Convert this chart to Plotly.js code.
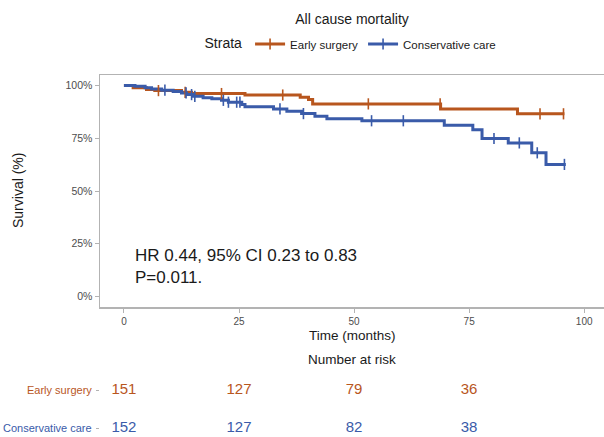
<!DOCTYPE html>
<html>
<head>
<meta charset="utf-8">
<script src="https://cdn.plot.ly/plotly-3.0.1.min.js"></script>
<style>html,body{margin:0;padding:0;background:#fff;}#chart{width:604px;height:437px;}</style>
</head>
<body>
<div id="chart"></div>
<script>
// ---- Data ----
const groupNames = ["Early surgery", "Conservative care"];

// Early surgery: step times and survival after each step
const esTime = [0, 2.0, 4.9, 6.7, 12.5, 14.7, 26.3, 38.3, 40.1, 41.0, 68.8, 85.5];
const esSurv = [1.0, 0.989, 0.981, 0.976, 0.968, 0.962, 0.955, 0.945, 0.934, 0.913, 0.889, 0.866];
const esEnd = 95.7;
const esCensor = [7.5, 13.3, 21.2, 34.5, 53.1, 68.7, 90.4, 95.5];

// Conservative care
const ccTime = [0, 2.4, 4.6, 6.0, 8.2, 10.7, 12.5, 13.6, 15.1, 17.2, 19.1, 21.2, 22.7, 25.6, 26.3, 32.5, 35.4, 38.6, 41.5, 44.1, 51.7, 69.6, 75.8, 77.8, 83.5, 88.6, 91.7];
const ccSurv = [1.0, 0.997, 0.989, 0.984, 0.978, 0.972, 0.965, 0.957, 0.949, 0.942, 0.937, 0.930, 0.921, 0.910, 0.900, 0.889, 0.878, 0.867, 0.855, 0.842, 0.833, 0.812, 0.791, 0.749, 0.728, 0.681, 0.626];
const ccEnd = 96.0;
const ccCensor = [8.9, 13.5, 14.7, 15.4, 21.6, 22.7, 24.5, 25.2, 33.9, 39.0, 53.8, 60.7, 80.4, 85.9, 89.8, 95.7];

// Number at risk
const riskTimes = [0, 25, 50, 75];
const esRisk = [151, 127, 79, 36];
const ccRisk = [152, 127, 82, 38];

const xTicks = [0, 25, 50, 75, 100];
const yTicks = [0, 0.25, 0.5, 0.75, 1];

// ---- Styling ----
const ORANGE = "#B8561E";
const BLUE = "#3A5BA9";
const FONT = "Liberation Sans, Arial, Helvetica, sans-serif";
const AXIS = "#b3b3b3";
const TICKTXT = "#4d4d4d";

function survAt(times, surv, t) {
  let s = surv[0];
  for (let i = 0; i < times.length; i++) { if (times[i] <= t) s = surv[i]; }
  return s;
}

function stepTrace(times, surv, end, color) {
  return {
    x: times.concat([end]), y: surv.concat([surv[surv.length - 1]]),
    type: "scatter", mode: "lines", line: {shape: "hv", color: color, width: 3},
    showlegend: false, hoverinfo: "skip", xaxis: "x", yaxis: "y"
  };
}
function censorTrace(times, surv, cens, color) {
  return {
    x: cens, y: cens.map(t => survAt(times, surv, t)),
    type: "scatter", mode: "markers",
    marker: {symbol: "line-ns-open", size: 8, color: color, line: {color: color, width: 1.6}},
    showlegend: false, hoverinfo: "skip", xaxis: "x", yaxis: "y"
  };
}
function legendTrace(name, color) {
  return {
    x: [null], y: [null], name: name, type: "scatter", mode: "lines+markers",
    line: {color: color, width: 3},
    marker: {symbol: "line-ns-open", size: 8, color: color, line: {color: color, width: 1.6}},
    xaxis: "x", yaxis: "y"
  };
}
function riskTrace(vals, yv, color) {
  return {
    x: riskTimes, y: riskTimes.map(() => yv), text: vals.map(String),
    type: "scatter", mode: "text", textposition: "middle center",
    textfont: {family: FONT, size: 15, color: color},
    showlegend: false, hoverinfo: "skip", xaxis: "x", yaxis: "y2"
  };
}

const data = [
  legendTrace(groupNames[0], ORANGE),
  legendTrace(groupNames[1], BLUE),
  stepTrace(esTime, esSurv, esEnd, ORANGE),
  stepTrace(ccTime, ccSurv, ccEnd, BLUE),
  censorTrace(esTime, esSurv, esCensor, ORANGE),
  censorTrace(ccTime, ccSurv, ccCensor, BLUE),
  riskTrace(esRisk, 1, ORANGE),
  riskTrace(ccRisk, 0, BLUE)
];

const H = 437, T = 75;
const PH = H - T;
const py = pix => (H - pix) / PH;          // paper y from pixel y
const px = pix => (pix - 100) / 504;       // paper x from pixel x

const layout = {
  width: 604, height: 437,
  margin: {l: 100, r: 0, t: T, b: 0, pad: 0},
  paper_bgcolor: "#fff", plot_bgcolor: "#fff",
  font: {family: FONT, color: "#1a1a1a"},
  title: {text: "All cause mortality", font: {family: FONT, size: 14, color: "#1a1a1a"},
          x: 0.5, xref: "paper", xanchor: "center", y: 1 - 19 / H, yref: "container", yanchor: "middle"},
  showlegend: true,
  legend: {orientation: "h", x: 0.5, xanchor: "center", y: py(44), yanchor: "middle",
           title: {text: "Strata", side: "left", font: {family: FONT, size: 14, color: "#1a1a1a"}},
           font: {family: FONT, size: 11.5, color: "#1a1a1a"}, bgcolor: "rgba(0,0,0,0)", itemwidth: 30},
  xaxis: {domain: [0, 1], range: [-5.2, 104.3], tickvals: xTicks, ticks: "outside", ticklen: 4,
          tickcolor: AXIS, tickwidth: 1, tickfont: {family: FONT, size: 10, color: TICKTXT},
          showline: true, linecolor: AXIS, linewidth: 1.5, mirror: true,
          showgrid: false, zeroline: false, anchor: "y", fixedrange: true},
  yaxis: {domain: [py(307), 1], range: [-0.05, 1.05], tickvals: yTicks, tickformat: ".0%",
          ticks: "outside", ticklen: 4, tickcolor: AXIS, tickwidth: 1,
          tickfont: {family: FONT, size: 10.5, color: TICKTXT},
          showline: true, linecolor: AXIS, linewidth: 1.5, showgrid: false, zeroline: false,
          anchor: "x", fixedrange: true},
  yaxis2: {domain: [0, py(350)], range: [-9 / 38, -9 / 38 + 87 / 38], tickvals: [0, 1],
           ticks: "outside", ticklen: 3, tickcolor: AXIS, showticklabels: false,
           showline: false, showgrid: false, zeroline: false, anchor: "x", fixedrange: true},
  annotations: [
    {text: "Survival (%)", textangle: -90, xref: "paper", x: px(18), xanchor: "center",
     yref: "paper", y: py(191), yanchor: "middle", showarrow: false,
     font: {family: FONT, size: 14, color: "#1a1a1a"}},
    {text: "Time (months)", xref: "paper", x: 0.5, xanchor: "center", yref: "paper", y: py(335),
     yanchor: "middle", showarrow: false, font: {family: FONT, size: 13.5, color: "#1a1a1a"}},
    {text: "Number at risk", xref: "paper", x: 0.5, xanchor: "center", yref: "paper", y: py(359),
     yanchor: "middle", showarrow: false, font: {family: FONT, size: 13.5, color: "#1a1a1a"}},
    {text: "HR 0.44, 95% CI 0.23 to 0.83<br>P=0.011.", xref: "x", x: 1.96, xanchor: "left",
     yref: "paper", y: py(266.5), yanchor: "middle", align: "left", showarrow: false,
     font: {family: FONT, size: 17, color: "#1a1a1a"}},
    {text: groupNames[0], xref: "paper", x: px(94), xanchor: "right", yref: "y2", y: 1,
     yanchor: "middle", showarrow: false, font: {family: FONT, size: 11, color: ORANGE}},
    {text: groupNames[1], xref: "paper", x: px(94), xanchor: "right", yref: "y2", y: 0,
     yanchor: "middle", showarrow: false, font: {family: FONT, size: 11, color: BLUE}}
  ]
};

Plotly.newPlot("chart", data, layout, {staticPlot: true, displayModeBar: false});
</script>
</body>
</html>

◆ ◆ ◆ ◆ ◆

* Task description: Transcribe the preceding listing in its entirety and with exact wording, leaving out pictures.

* Response below:
Convert this chart to Plotly.js code.
<!DOCTYPE html>
<html>
<head>
<meta charset="utf-8">
<script src="https://cdn.plot.ly/plotly-3.0.1.min.js"></script>
<style>html,body{margin:0;padding:0;background:#fff;}#chart{width:604px;height:437px;}</style>
</head>
<body>
<div id="chart"></div>
<script>
// ---- Data ----
const groupNames = ["Early surgery", "Conservative care"];

// Early surgery: step times and survival after each step
const esTime = [0, 2.0, 4.9, 6.7, 12.5, 14.7, 26.3, 38.3, 40.1, 41.0, 68.8, 85.5];
const esSurv = [1.0, 0.989, 0.981, 0.976, 0.968, 0.962, 0.955, 0.945, 0.934, 0.913, 0.889, 0.866];
const esEnd = 95.7;
const esCensor = [7.5, 13.3, 21.2, 34.5, 53.1, 68.7, 90.4, 95.5];

// Conservative care
const ccTime = [0, 2.4, 4.6, 6.0, 8.2, 10.7, 12.5, 13.6, 15.1, 17.2, 19.1, 21.2, 22.7, 25.6, 26.3, 32.5, 35.4, 38.6, 41.5, 44.1, 51.7, 69.6, 75.8, 77.8, 83.5, 88.6, 91.7];
const ccSurv = [1.0, 0.997, 0.989, 0.984, 0.978, 0.972, 0.965, 0.957, 0.949, 0.942, 0.937, 0.930, 0.921, 0.910, 0.900, 0.889, 0.878, 0.867, 0.855, 0.842, 0.833, 0.812, 0.791, 0.749, 0.728, 0.681, 0.626];
const ccEnd = 96.0;
const ccCensor = [8.9, 13.5, 14.7, 15.4, 21.6, 22.7, 24.5, 25.2, 33.9, 39.0, 53.8, 60.7, 80.4, 85.9, 89.8, 95.7];

// Number at risk
const riskTimes = [0, 25, 50, 75];
const esRisk = [151, 127, 79, 36];
const ccRisk = [152, 127, 82, 38];

const xTicks = [0, 25, 50, 75, 100];
const yTicks = [0, 0.25, 0.5, 0.75, 1];

// ---- Styling ----
const ORANGE = "#B8561E";
const BLUE = "#3A5BA9";
const FONT = "Liberation Sans, Arial, Helvetica, sans-serif";
const AXIS = "#b3b3b3";
const TICKTXT = "#4d4d4d";

function survAt(times, surv, t) {
  let s = surv[0];
  for (let i = 0; i < times.length; i++) { if (times[i] <= t) s = surv[i]; }
  return s;
}

function stepTrace(times, surv, end, color) {
  return {
    x: times.concat([end]), y: surv.concat([surv[surv.length - 1]]),
    type: "scatter", mode: "lines", line: {shape: "hv", color: color, width: 3},
    showlegend: false, hoverinfo: "skip", xaxis: "x", yaxis: "y"
  };
}
function censorTrace(times, surv, cens, color) {
  return {
    x: cens, y: cens.map(t => survAt(times, surv, t)),
    type: "scatter", mode: "markers",
    marker: {symbol: "line-ns-open", size: 8, color: color, line: {color: color, width: 1.6}},
    showlegend: false, hoverinfo: "skip", xaxis: "x", yaxis: "y"
  };
}
function legendTrace(name, color) {
  return {
    x: [null], y: [null], name: name, type: "scatter", mode: "lines+markers",
    line: {color: color, width: 3},
    marker: {symbol: "line-ns-open", size: 8, color: color, line: {color: color, width: 1.6}},
    xaxis: "x", yaxis: "y"
  };
}
function riskTrace(vals, yv, color) {
  return {
    x: riskTimes, y: riskTimes.map(() => yv), text: vals.map(String),
    type: "scatter", mode: "text", textposition: "middle center",
    textfont: {family: FONT, size: 15, color: color},
    showlegend: false, hoverinfo: "skip", xaxis: "x", yaxis: "y2"
  };
}

const data = [
  legendTrace(groupNames[0], ORANGE),
  legendTrace(groupNames[1], BLUE),
  stepTrace(esTime, esSurv, esEnd, ORANGE),
  stepTrace(ccTime, ccSurv, ccEnd, BLUE),
  censorTrace(esTime, esSurv, esCensor, ORANGE),
  censorTrace(ccTime, ccSurv, ccCensor, BLUE),
  riskTrace(esRisk, 1, ORANGE),
  riskTrace(ccRisk, 0, BLUE)
];

const H = 437, T = 75;
const PH = H - T;
const py = pix => (H - pix) / PH;          // paper y from pixel y
const px = pix => (pix - 100) / 504;       // paper x from pixel x

const layout = {
  width: 604, height: 437,
  margin: {l: 100, r: 0, t: T, b: 0, pad: 0},
  paper_bgcolor: "#fff", plot_bgcolor: "#fff",
  font: {family: FONT, color: "#1a1a1a"},
  title: {text: "All cause mortality", font: {family: FONT, size: 14, color: "#1a1a1a"},
          x: 0.5, xref: "paper", xanchor: "center", y: 1 - 19 / H, yref: "container", yanchor: "middle"},
  showlegend: true,
  legend: {orientation: "h", x: 0.5, xanchor: "center", y: py(44), yanchor: "middle",
           title: {text: "Strata", side: "left", font: {family: FONT, size: 14, color: "#1a1a1a"}},
           font: {family: FONT, size: 11.5, color: "#1a1a1a"}, bgcolor: "rgba(0,0,0,0)", itemwidth: 30},
  xaxis: {domain: [0, 1], range: [-5.2, 104.3], tickvals: xTicks, ticks: "outside", ticklen: 4,
          tickcolor: AXIS, tickwidth: 1, tickfont: {family: FONT, size: 10, color: TICKTXT},
          showline: true, linecolor: AXIS, linewidth: 1.5, mirror: true,
          showgrid: false, zeroline: false, anchor: "y", fixedrange: true},
  yaxis: {domain: [py(307), 1], range: [-0.05, 1.05], tickvals: yTicks, tickformat: ".0%",
          ticks: "outside", ticklen: 4, tickcolor: AXIS, tickwidth: 1,
          tickfont: {family: FONT, size: 10.5, color: TICKTXT},
          showline: true, linecolor: AXIS, linewidth: 1.5, showgrid: false, zeroline: false,
          anchor: "x", fixedrange: true},
  yaxis2: {domain: [0, py(350)], range: [-9 / 38, -9 / 38 + 87 / 38], tickvals: [0, 1],
           ticks: "outside", ticklen: 3, tickcolor: AXIS, showticklabels: false,
           showline: false, showgrid: false, zeroline: false, anchor: "x", fixedrange: true},
  annotations: [
    {text: "Survival (%)", textangle: -90, xref: "paper", x: px(18), xanchor: "center",
     yref: "paper", y: py(191), yanchor: "middle", showarrow: false,
     font: {family: FONT, size: 14, color: "#1a1a1a"}},
    {text: "Time (months)", xref: "paper", x: 0.5, xanchor: "center", yref: "paper", y: py(335),
     yanchor: "middle", showarrow: false, font: {family: FONT, size: 13.5, color: "#1a1a1a"}},
    {text: "Number at risk", xref: "paper", x: 0.5, xanchor: "center", yref: "paper", y: py(359),
     yanchor: "middle", showarrow: false, font: {family: FONT, size: 13.5, color: "#1a1a1a"}},
    {text: "HR 0.44, 95% CI 0.23 to 0.83<br>P=0.011.", xref: "x", x: 1.96, xanchor: "left",
     yref: "paper", y: py(266.5), yanchor: "middle", align: "left", showarrow: false,
     font: {family: FONT, size: 17, color: "#1a1a1a"}},
    {text: groupNames[0], xref: "paper", x: px(94), xanchor: "right", yref: "y2", y: 1,
     yanchor: "middle", showarrow: false, font: {family: FONT, size: 11, color: ORANGE}},
    {text: groupNames[1], xref: "paper", x: px(94), xanchor: "right", yref: "y2", y: 0,
     yanchor: "middle", showarrow: false, font: {family: FONT, size: 11, color: BLUE}}
  ]
};

Plotly.newPlot("chart", data, layout, {staticPlot: true, displayModeBar: false});
</script>
</body>
</html>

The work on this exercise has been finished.